# beretta 92 fs



## ridgerunner (Jul 17, 2008)

i just joined so i'm new at this but, my questions is - i have fired about 400 rds. through my new 92 fs and when taking it a part- on the slide we're it slides on the receiver it's starting to have marks on it where the paint appears to be shaving away. is this a breaking in process or a flaw. all in all it's still performs well with no jams.
thank you
p.s. the 400 rds shot through it has been over a 10 month period


----------



## Wyatt (Jan 29, 2008)

A pic would help us, but generally speaking if it is where metal is moving against metal there will be normal wear and it should not be a problem.

Hope this helps.


----------



## Scratchshooter40 (Jun 17, 2008)

*Wear Marks*

Keep in mind that the frame is aluminum. A softer metal than the slide. You should see a little wear with dissimilar metals in close contact. My 96 has 6,800 rounds through it and the wear marks are very light. I use Machine Gunners Lube from Sprinco.com on all my handguns. It is a moly based lube and is formulated to stay where applied a little better than a light Outer's type oil. I try not to have a lot of lube on my weapons, especially those I shoot IDPA with as you get in or on the dirt in several stages and kick up a good deal of dust. I don't want anything that will attract wear inducing particles and hold them in critical areas.


----------



## mtlmgc (May 3, 2008)

I don't know how old my 92FS is, I'm guessing 2000-2001 model year, ex-police gun so who knows how many rounds have been through it. The coating on the slide looks like it has flaked off a little, mostly where it contacts the frame. Seems to be more wear showing on the barrel than anywhere else.


----------



## ridgerunner (Jul 17, 2008)

Scratchshooter40 said:


> Keep in mind that the frame is aluminum. A softer metal than the slide. You should see a little wear with dissimilar metals in close contact. My 96 has 6,800 rounds through it and the wear marks are very light. I use Machine Gunners Lube from Sprinco.com on all my handguns. It is a moly based lube and is formulated to stay where applied a little better than a light Outer's type oil. I try not to have a lot of lube on my weapons, especially those I shoot IDPA with as you get in or on the dirt in several stages and kick up a good deal of dust. I don't want anything that will attract wear inducing particles and hold them in critical areas.

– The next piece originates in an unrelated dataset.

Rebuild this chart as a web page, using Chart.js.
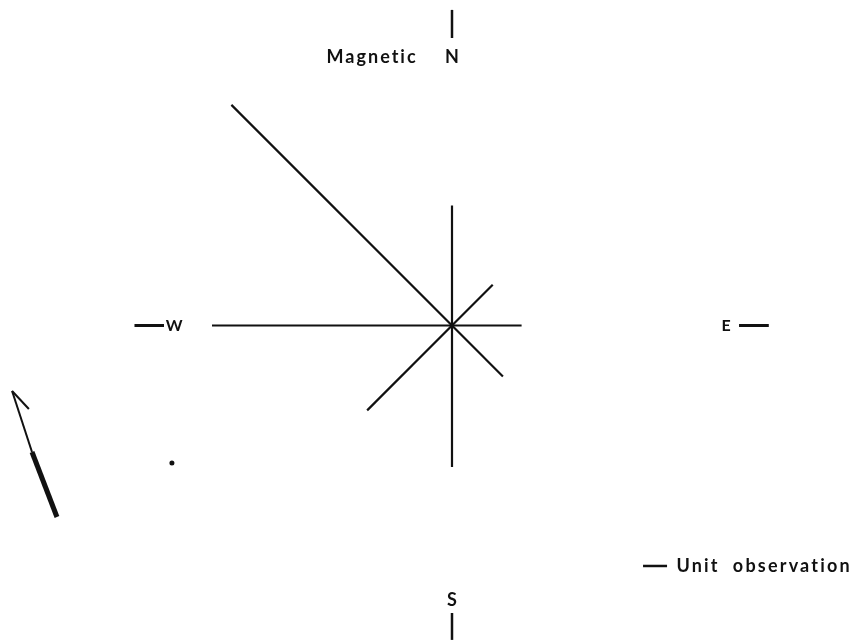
<!DOCTYPE html>
<html>
<head>
<meta charset="utf-8">
<script src="https://cdn.jsdelivr.net/npm/chart.js@4"></script>
<style>
  html, body { margin: 0; padding: 0; background: #fff; }
  canvas { display: block; }
</style>
</head>
<body>
<canvas id="rose" width="863" height="642"></canvas>
<script>
// Directions of the rose, clockwise from magnetic north
const directions = ['N', 'NE', 'E', 'SE', 'S', 'SW', 'W', 'NW'];
const bearings = [0, 45, 90, 135, 180, 225, 270, 315];
// Number of observations in each direction (in unit lengths)
const observations = [5, 2.4, 2.9, 3, 5.9, 5, 10, 13];

// Drawing geometry: one unit observation = 24 px, rose centred at (452, 325.5)
const UNIT_PX = 24;
const CX = 452, CY = 325.5, W = 863, H = 642;
const INK = '#111';

function rayPoint(value, bearing) {
  const a = bearing * Math.PI / 180;
  return { x: value * Math.sin(a), y: value * Math.cos(a) };
}

const datasets = directions.map((d, i) => ({
  label: d,
  type: 'line',
  data: [{ x: 0, y: 0 }, rayPoint(observations[i], bearings[i])],
  borderColor: INK,
  borderWidth: 2.2,
  pointRadius: 0,
  fill: false,
  tension: 0
}));

// Compass marks, legend, north arrow and labels, placed in rose units
const decor = {
  id: 'decor',
  afterDatasetsDraw(chart) {
    const { ctx, scales: { x, y } } = chart;
    const px = v => x.getPixelForValue(v);
    const py = v => y.getPixelForValue(v);
    const seg = (x1, y1, x2, y2, w) => {
      ctx.beginPath();
      ctx.moveTo(px(x1), py(y1));
      ctx.lineTo(px(x2), py(y2));
      ctx.lineWidth = w;
      ctx.strokeStyle = INK;
      ctx.lineCap = 'butt';
      ctx.stroke();
    };
    const text = (s, xv, yv, size, align, spacing) => {
      ctx.font = `bold ${size}px Lato, "DejaVu Sans", sans-serif`;
      ctx.letterSpacing = spacing + 'px';
      ctx.fillStyle = INK;
      ctx.textAlign = align;
      ctx.textBaseline = 'middle';
      ctx.fillText(s, px(xv), py(yv));
    };
    ctx.save();
    // compass ticks
    seg(0, 11.98, 0, 13.15, 2.5);      // N
    seg(0, -11.98, 0, -13.1, 2.5);     // S
    seg(-13.23, 0, -12.0, 0, 3);       // W
    seg(11.96, 0, 13.2, 0, 3);         // E
    // compass letters
    text('Magnetic', -3.33, 11.19, 18, 'center', 2);
    text('N', 0, 11.19, 18, 'center', 0);
    text('S', 0, -11.44, 18, 'center', 0);
    text('W', -11.58, 0, 16, 'center', 0);
    text('E', 11.42, 0, 16, 'center', 0);
    // legend: one unit observation
    seg(7.96, -10.02, 8.96, -10.02, 2.5);
    text('Unit  observation', 9.35, -10.02, 18, 'left', 2.2);
    // north arrow
    seg(-16.46, -7.98, -17.5, -5.27, 5);
    seg(-17.5, -5.27, -18.33, -2.73, 2);
    seg(-18.33, -2.73, -17.63, -3.48, 2);
    // dot
    ctx.beginPath();
    ctx.arc(px(-11.67), py(-5.73), 2.5, 0, Math.PI * 2);
    ctx.fillStyle = INK;
    ctx.fill();
    ctx.restore();
  }
};

new Chart(document.getElementById('rose'), {
  type: 'scatter',
  data: { datasets },
  options: {
    responsive: false,
    animation: false,
    layout: { padding: 0 },
    plugins: { legend: { display: false }, tooltip: { enabled: false } },
    scales: {
      x: { type: 'linear', display: false, min: -CX / UNIT_PX, max: (W - CX) / UNIT_PX },
      y: { type: 'linear', display: false, min: -(H - CY) / UNIT_PX, max: CY / UNIT_PX }
    }
  },
  plugins: [decor]
});
</script>
</body>
</html>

so i should keep an eye on the frame for the most wear?


----------



## ridgerunner (Jul 17, 2008)

mtlmgc said:


> I don't know how old my 92FS is, I'm guessing 2000-2001 model year, ex-police gun so who knows how many rounds have been through it. The coating on the slide looks like it has flaked off a little, mostly where it contacts the frame. Seems to be more wear showing on the barrel than anywhere else.


that's what i have is a little flaking on the slide and the barrel is starting to so signs of wear.


----------



## cupsz71 (Nov 19, 2007)

Here's my 92 after 1200+ rounds of mainly WWB.



Most of the "_wear_" issues are centered around the underside of the slide towards the rear w/finish pealing parts getting shiny edges, and lots of barrel scuffing on the upper front. I too was concerned, but folks in numerous forums assured me it's NORMAL.

I'd check out : www.berettaforum.com It's a decent forum w/ good members with lots of good info on all sorts of Beretta stuff

Keep it clean & maintained.

I don't sweat it. I just shoot it.


----------



## mtlmgc (May 3, 2008)

I don't think it's anything to be concerned with, any machine has wear points or break-in, considering the age of mine and the fact it was a service gun, the wear is pretty minimal. All in all, everything I've read about them including the well used M-9's in the military, they are about as durable a gun as you can get.


----------



## Scratchshooter40 (Jun 17, 2008)

*Wear marks*

Generally inspect the total weapon for any sign of deterioration. From the frame rails, locking block and recesses, slide at juncture with the area with the chamber face, basically all over. Remember you are trusting your life to this tool and it is only as good as it's maintenance. Don't worry too much over polishing marks on the rails or the underside of the slide, remember it also cocks the hammer when in a recoil operation, hammer's steel as well. I serously doubt that you will face any problem with the 92. Keep in mind that documented slide fractures occur around 50,000 rounds. At even .28 per round that is the equivalent to $14,485.00 of ammunition in a 96 in .40 S&W and $9,784.00 in 9x19mm. Takes a long time to shoot that much and a lot of paychecks. If you feel that you have a wear issue, go to a competant smith and have it checked out. If you were in the North Georgia area I could name a very good one. If not, David Olhasso is a Beretta wizard. Peace of mind is the most expensive commodity on the planet and worth every penny or drop of sweat/blood. Enjoy you Beretta!


----------